Dictionary of National Biography, 1885-1900/Pittman, Josiah
PITTMAN, JOSIAH (1816–1886), musician and author, the son of a musician, was born on 3 Sept. 1816. He studied the organ under Goodman and S. S. Wesley. Subsequently he took lessons in the pianoforte from Moscheles and in composition from Schnyder von Wartensee at Frankfort. In 1831 he was appointed organist at the parish church of Sydenham, and in 1833 he obtained a like office at Tooting; from 1835 to 1847 he was organist at Spitalfields, and from 1852 to 1864 at Lincoln's Inn (Grove). He composed many services and much sacred music, some of which he published in 1859. A close study of the requirements of the established church with regard to congregational singing or chanting led him to the conclusion that the Book of Common Prayer was made ‘for song and naught else.’ He deplored the absence of music from the psalter as originally framed, and the consequent discouragement of the people from active participation in church services. In 1858 he set forth these views in ‘The People in Church.’ This was followed in 1859 by ‘The People in the Cathedral,’ mainly an historical treatise.
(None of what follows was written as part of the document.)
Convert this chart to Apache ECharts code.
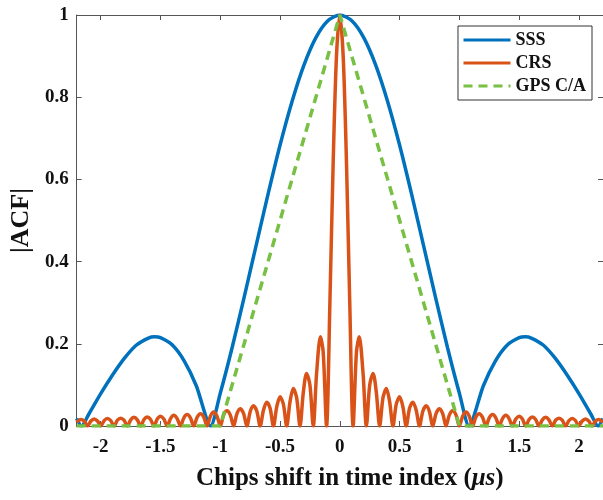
<!DOCTYPE html>
<html>
<head>
<meta charset="utf-8">
<script src="https://cdn.jsdelivr.net/npm/echarts@6/dist/echarts.min.js"></script>
<style>
  html, body { margin: 0; padding: 0; background: #fff; }
  #chart { width: 603px; height: 500px; }
</style>
</head>
<body>
<div id="chart"></div>
<script>
// chip shift (positive half, the curves are symmetric about 0)
let sssX = [0, 0.1, 0.2, 0.3, 0.4, 0.5, 0.6, 0.7, 0.8, 0.9, 1.0, 1.08,
  1.2, 1.3, 1.4, 1.5, 1.55, 1.6, 1.7, 1.8, 1.9, 2.0, 2.1, 2.16, 2.2];
let sssY = [1, 0.986, 0.945, 0.878, 0.789, 0.683, 0.564, 0.439, 0.313, 0.191, 0.079, 0,
  0.098, 0.158, 0.197, 0.215, 0.217, 0.214, 0.197, 0.165, 0.124, 0.078, 0.028, 0, 0.018];

let crsX = [0, 0.028, 0.056, 0.083, 0.111,
  0.139, 0.162, 0.194, 0.222,
  0.250, 0.278, 0.305, 0.333,
  0.361, 0.389, 0.416, 0.444,
  0.472, 0.500, 0.527, 0.555,
  0.583, 0.611, 0.638, 0.666,
  0.694, 0.722, 0.749, 0.777,
  0.805, 0.833, 0.860, 0.888,
  0.916, 0.944, 0.971, 0.999,
  1.027, 1.055, 1.082, 1.110,
  1.138, 1.166, 1.193, 1.221,
  1.249, 1.277, 1.304, 1.332,
  1.360, 1.388, 1.415, 1.443,
  1.471, 1.499, 1.526, 1.554,
  1.582, 1.610, 1.637, 1.665,
  1.693, 1.721, 1.748, 1.776,
  1.804, 1.832, 1.859, 1.887,
  1.915, 1.943, 1.970, 1.998,
  2.026, 2.054, 2.081, 2.109,
  2.137, 2.165, 2.2];
let crsY = [1, 0.90, 0.637, 0.30, 0,
  0.180, 0.217, 0.129, 0,
  0.100, 0.128, 0.082, 0,
  0.069, 0.091, 0.060, 0,
  0.053, 0.071, 0.047, 0,
  0.043, 0.058, 0.039, 0,
  0.036, 0.049, 0.035, 0,
  0.031, 0.042, 0.030, 0,
  0.027, 0.037, 0.027, 0,
  0.024, 0.034, 0.024, 0,
  0.022, 0.030, 0.021, 0,
  0.020, 0.028, 0.020, 0,
  0.018, 0.026, 0.018, 0,
  0.017, 0.024, 0.017, 0,
  0.016, 0.022, 0.016, 0,
  0.015, 0.021, 0.015, 0,
  0.014, 0.019, 0.014, 0,
  0.013, 0.018, 0.013, 0,
  0.012, 0.017, 0.012, 0,
  0.012, 0.016, 0.009];

let gpsX = [0, 1, 2.2];
let gpsY = [1, 0, 0];

let seriesNames = ['SSS', 'CRS', 'GPS C/A'];
let colors = ['#0072BD', '#D95319', '#77C043'];

// mirror the positive half onto the negative side
let mirror = (xs, ys) => {
  let right = xs.map((x, i) => [x, ys[i]]);
  let left = right.slice(1).map((p) => [-p[0], p[1]]).reverse();
  return left.concat(right);
};

let font = '"Times New Roman", "Liberation Serif", serif';

let chart = echarts.init(document.getElementById('chart'));
chart.setOption({
  animation: false,
  color: colors,
  grid: { left: 76, right: -1, top: 15, bottom: 74 },
  legend: {
    data: seriesNames,
    orient: 'vertical',
    right: 11,
    top: 26,
    itemWidth: 47,
    itemHeight: 14,
    itemGap: 5,
    padding: [5, 6, 5, 4],
    backgroundColor: '#fff',
    borderColor: '#333',
    borderWidth: 1,
    borderRadius: 0,
    itemStyle: { opacity: 0 },
    lineStyle: { width: 3 },
    textStyle: { fontFamily: font, fontWeight: 'bold', fontSize: 18, color: '#111' }
  },
  xAxis: [
    {
      type: 'value',
      min: -2.2,
      max: 2.2,
      splitNumber: 9,
      name: 'Chips shift in time index ({i|μs})',
      nameLocation: 'middle',
      nameGap: 40,
      nameTextStyle: {
        fontFamily: font, fontWeight: 'bold', fontSize: 25, color: '#111',
        padding: [0, 0, 0, 20],
        rich: { i: { fontFamily: font, fontWeight: 'bold', fontStyle: 'italic', fontSize: 25, color: '#111' } }
      },
      axisLine: { onZero: false, lineStyle: { color: '#555', width: 1 } },
      axisTick: { inside: true, length: 5, lineStyle: { color: '#555' } },
      axisLabel: {
        margin: 12, showMinLabel: false, showMaxLabel: false,
        fontFamily: font, fontWeight: 'bold', fontSize: 19, color: '#111'
      },
      splitLine: { show: false }
    },
    {
      type: 'value',
      position: 'top',
      min: -2.2,
      max: 2.2,
      splitNumber: 9,
      axisLine: { onZero: false, lineStyle: { color: '#555', width: 1 } },
      axisTick: { inside: true, length: 5, lineStyle: { color: '#555' } },
      axisLabel: { show: false },
      splitLine: { show: false }
    }
  ],
  yAxis: [
    {
      type: 'value',
      min: 0,
      max: 1,
      interval: 0.2,
      name: '|ACF|',
      nameLocation: 'middle',
      nameGap: 42,
      nameTextStyle: { fontFamily: font, fontWeight: 'bold', fontSize: 26, color: '#111' },
      axisLine: { show: true, onZero: false, lineStyle: { color: '#555', width: 1 } },
      axisTick: { show: true, inside: true, length: 5, lineStyle: { color: '#555' } },
      axisLabel: { margin: 8, fontFamily: font, fontWeight: 'bold', fontSize: 19, color: '#111' },
      splitLine: { show: false }
    },
    {
      type: 'value',
      position: 'right',
      min: 0,
      max: 1,
      interval: 0.2,
      axisLine: { show: true, onZero: false, lineStyle: { color: '#555', width: 1 } },
      axisTick: { show: true, inside: true, length: 5, lineStyle: { color: '#555' } },
      axisLabel: { show: false },
      splitLine: { show: false }
    }
  ],
  series: [
    {
      name: seriesNames[0],
      type: 'line',
      showSymbol: false,
      symbol: 'none',
      smooth: 0.25,
      lineStyle: { width: 3.5, color: colors[0] },
      data: mirror(sssX, sssY)
    },
    {
      name: seriesNames[1],
      type: 'line',
      showSymbol: false,
      symbol: 'none',
      smooth: 0.3,
      lineStyle: { width: 3.5, color: colors[1] },
      data: mirror(crsX, crsY)
    },
    {
      name: seriesNames[2],
      type: 'line',
      showSymbol: false,
      symbol: 'none',
      lineStyle: { width: 3.5, color: colors[2], type: [9, 6] },
      data: mirror(gpsX, gpsY)
    }
  ]
});
</script>
</body>
</html>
In 1865 he became accompanist at Her Majesty's Opera, and from 1868 until his death he filled the same office at Covent Garden. The value of his musical work at the opera was best understood by those behind the scenes, while his literary abilities fitted him to assist in the translation of libretti. The series of operas in pianoforte score published as ‘The Royal Edition’ by Messrs. Boosey, ranging from Auber through the alphabet to Weber, were edited by Pittman, who again, in co-operation with Sullivan, selected the operatic songs for the popular ‘Royal Edition’ albums issued by the same publishers. Pittman also edited a volume of Bach's Fugues, and the musical portions of theoretical works by Cherubini, Marx, Callcott, and others. ‘Songs of Scotland,’ compiled by Colin Brown and Pittman, was published in 1873.
Pittman died suddenly, in his seventieth year, at 228 Piccadilly, on Good Friday, 23 April 1886.[Grove's Dict. ii. 759, iv. 749; Musical Standard, 1886, p. 279; Musical Times, 1886, p. 228; Times, 29 April 1886; Pittman's compilations in the Brit. Museum Library.]